The Most Holy Trinity, Year B
Deuteronomy 4:32-34, 39-40
May 31, 2015
As a group of young children were preparing for Confirmation, the bishop had the opportunity to come and speak with the children. He was asking them questions about our faith and he came to a young girl who was quietly sitting in the back and asked her to explain the Trinity. The girl was afraid that if she gave the wrong answer, she might not be allowed to be confirmed. Nervously, she stood up and said, “No, bishop, I can’t. You see, it’s a mystery.”
The Trinity truly is a mystery. It is officially called a “mystery” of the Church. We struggle to understand the Trinity. God created us with the use of reason and we like to understand things and when we don’t understand, it can be troubling for us. We might equate not understanding with doubting. When we doubt, we might think we have lost our faith.
Today we hear how, when the disciples saw the Risen Jesus, they worshipped, but they doubted. They had never seen anyone rise from the dead before. So they wonder if it really was Jesus or were they imagining something? That’s their doubt but even with wondering how this could be, they realized they were in the presence of something wonderful and so they worshipped.
Today we celebrate “The Most Holy Trinity” but if you think I am going to explain the Trinity to you, I refer you back to the girl’s answer, “I can’t. You see, it’s a mystery.”
I emphasis “explain” because I don’t understand the details. I don’t know how the Trinity is one but I know it is one. I know that God is so awesome that I can’t expect to explain it all but when I recognize how awesome God is, I can believe.
We hear Moses describe some of the “awesomeness” of God.

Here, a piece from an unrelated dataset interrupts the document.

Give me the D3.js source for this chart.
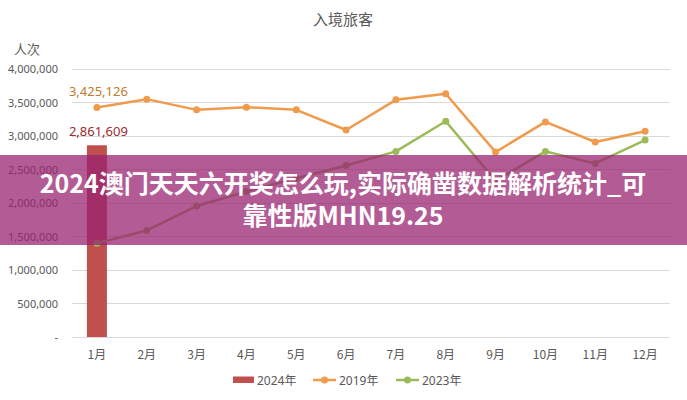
<!DOCTYPE html>
<html><head><meta charset="utf-8">
<script src="https://cdn.jsdelivr.net/npm/d3@7"></script>
<style>
html,body{margin:0;padding:0;background:#fff;}
svg{display:block;}
text{font-family:"Noto Sans","Noto Sans CJK SC",sans-serif;}
</style></head>
<body><svg id="c" width="687" height="400"></svg>
<script>
const months = ["1月","2月","3月","4月","5月","6月","7月","8月","9月","10月","11月","12月"];
const values2024 = [2861609];
const values2019 = [3425126,3550000,3390000,3430000,3390000,3090000,3540000,3630000,2760000,3210000,2910000,3070000];
const values2023 = [1400000,1590000,1955000,2170000,2370000,2560000,2770000,3220000,2330000,2770000,2590000,2940000];
const yTicks = [0,500000,1000000,1500000,2000000,2500000,3000000,3500000,4000000];
const seriesNames = ["2024年","2019年","2023年"];
const chartTitle = "入境旅客";
const yUnit = "人次";
const bannerLines = ["2024澳门天天六开奖怎么玩,实际确凿数据解析统计_可","靠性版MHN19.25"];

const svg = d3.select("#c");
const C = {bar:"#c0504d", o:"#f09a4c", g:"#9bbb59", txt:"#595959", grid:"#d9d9d9"};
const x = d3.scaleBand().domain(months).range([72,670]).padding(0);
const y = d3.scaleLinear().domain([0,4000000]).range([337,69]);
const fmt = d3.format(",");

svg.append("text").attr("x",343).attr("y",25).attr("text-anchor","middle")
  .attr("font-size",15).attr("fill",C.txt).style("font-family","'Noto Sans CJK SC'").text(chartTitle);
svg.append("text").attr("x",14).attr("y",54).attr("font-size",13).attr("fill",C.txt)
  .style("font-family","'Noto Sans CJK SC'").text(yUnit);

// grid
svg.append("g").selectAll("line").data(yTicks).join("line")
  .attr("x1",72).attr("x2",670).attr("y1",d=>y(d)).attr("y2",d=>y(d))
  .attr("stroke",C.grid).attr("stroke-width",1).attr("shape-rendering","crispEdges");

// y axis labels
const ya = svg.append("g").attr("transform","translate(58,0)")
  .call(d3.axisLeft(y).tickValues(yTicks).tickSize(0).tickFormat(d=>d===0?"-":fmt(d)));
ya.select(".domain").remove();
ya.selectAll("text").attr("font-size",11).attr("fill",C.txt).attr("x",0)
  .style("font-family","'Noto Sans'");

// x axis labels
const xa = svg.append("g").attr("transform","translate(0,345)")
  .call(d3.axisBottom(x).tickSize(0));
xa.select(".domain").remove();
xa.selectAll("text").attr("font-size",12).attr("fill",C.txt).attr("dy","0.9em")
  .style("font-family","'Noto Sans CJK SC'");

// bar
const bw = 20;
svg.append("g").selectAll("rect").data(values2024).join("rect")
  .attr("x",(d,i)=>x(months[i])+x.bandwidth()/2-bw/2).attr("width",bw)
  .attr("y",d=>y(d)).attr("height",d=>y(0)-y(d)).attr("fill",C.bar);

function drawLine(vals,col){
  const line = d3.line().x((d,i)=>x(months[i])+x.bandwidth()/2).y(d=>y(d));
  svg.append("path").datum(vals).attr("d",line).attr("fill","none")
    .attr("stroke",col).attr("stroke-width",2.5).attr("stroke-linejoin","round");
  svg.append("g").selectAll("circle").data(vals).join("circle")
    .attr("cx",(d,i)=>x(months[i])+x.bandwidth()/2).attr("cy",d=>y(d)).attr("r",3.5).attr("fill",col);
}
drawLine(values2023,C.g);
drawLine(values2019,C.o);

// data labels
const cx0 = x(months[0])+x.bandwidth()/2;
svg.append("text").attr("x",cx0+1.5).attr("y",y(values2019[0])-12).attr("text-anchor","middle")
  .attr("font-size",13).attr("fill","#c07b2c").style("font-family","'Noto Sans'").text(fmt(values2019[0]));
svg.append("text").attr("x",cx0+1.5).attr("y",y(values2024[0])-9).attr("text-anchor","middle")
  .attr("font-size",13).attr("fill","#9c2a2e").style("font-family","'Noto Sans'").text(fmt(values2024[0]));

// legend
const lg = svg.append("g").style("font-family","'Noto Sans CJK SC'");
lg.append("rect").attr("x",233).attr("y",376.5).attr("width",21).attr("height",6.5).attr("fill",C.bar);
lg.append("text").attr("x",257).attr("y",384.5).attr("font-size",12).attr("fill",C.txt).text(seriesNames[0]);
[[313,C.o,seriesNames[1],339],[396,C.g,seriesNames[2],422]].forEach(([lx,col,name,tx])=>{
  lg.append("line").attr("x1",lx).attr("x2",lx+23).attr("y1",380).attr("y2",380).attr("stroke",col).attr("stroke-width",2.5);
  lg.append("circle").attr("cx",lx+11.5).attr("cy",380).attr("r",3.5).attr("fill",col);
  lg.append("text").attr("x",tx).attr("y",384.5).attr("font-size",12).attr("fill",C.txt).text(name);
});

// overlay banner
svg.append("rect").attr("x",0).attr("y",155).attr("width",687).attr("height",90)
  .attr("fill","rgb(152,34,112)").attr("fill-opacity",0.74);
svg.append("g").selectAll("text").data(bannerLines).join("text")
  .attr("x",343).attr("y",(d,i)=>193+i*32).attr("text-anchor","middle")
  .attr("font-size",25).attr("font-weight",700).attr("fill","#fff")
  .style("font-family","'Noto Sans CJK SC'").text(d=>d);
</script></body></html>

He speaks of how God spoke from the fire, how God set the Israelites free from the Egyptians. We can think of Jesus’ death and Resurrection for us. How could any being except for an awesome God who loves us enough to do these things?
God gives us the gift of reason to learn things. God gives us faith to believe in what we cannot understand. Are we willing to make the leap of faith?
When things are going well, we generally don’t question God. Say, if a loved one is sick and inexplicably gets better. We thank God and don’t question why. However, if instead of getting better our loved one gets worse, we ask why. That’s based on reason. Relying on the gift of faith, we find reason to trust in God even when we don’t understand.
Now, before it seems like I am completely avoiding talking about the Trinity, what do we know about the Trinity?
The Bible does not use the word “trinity” because that came later but that doesn’t mean we can’t find the Trinity in the Bible.
We see the Father and the Son and the Holy Spirit all together as one at Jesus’ baptism. In Jesus’ farewell discourse in John’s Gospel, we hear Jesus speaks of how He and the Father are one, working together towards the same purpose. Jesus also speaks of how the Holy Spirit, the Paraclete will be sent by the Father and Him to continue to work of God. So clearly we hear of how the Father, the Son, and the Holy Spirit work together.
We hear Jesus tell us of how we need all three as He sends out the disciples, “In the name of the Father, and of the Son, and of the Holy Spirit.”
The Bible also tells us of how we relate to God in the Trinity. Paul tells us of how, led by the Spirit of God we are children of God. As children, we call God Father but it is only by the Holy Spirit that we can know this.
The Holy Spirit gives us knowledge, understanding, and wisdom so that we can know God. This in turn helps us to see the “awesomeness” of God to make it possible for us to trust Him. I’ve being saying “awesomeness.” Another word might be “magnificence.” Yet another way of looking at it is “fear of the Lord” but it is not fear as to simply be afraid. It is “fear” in the sense of recognizing how great God is.
The Trinity is about relationship. First, the relationship between the Father, the Son, and the Holy Spirit, three yet perfectly united as one. In faith, we enter into relationship and the perfect love of God, three persons yet one God.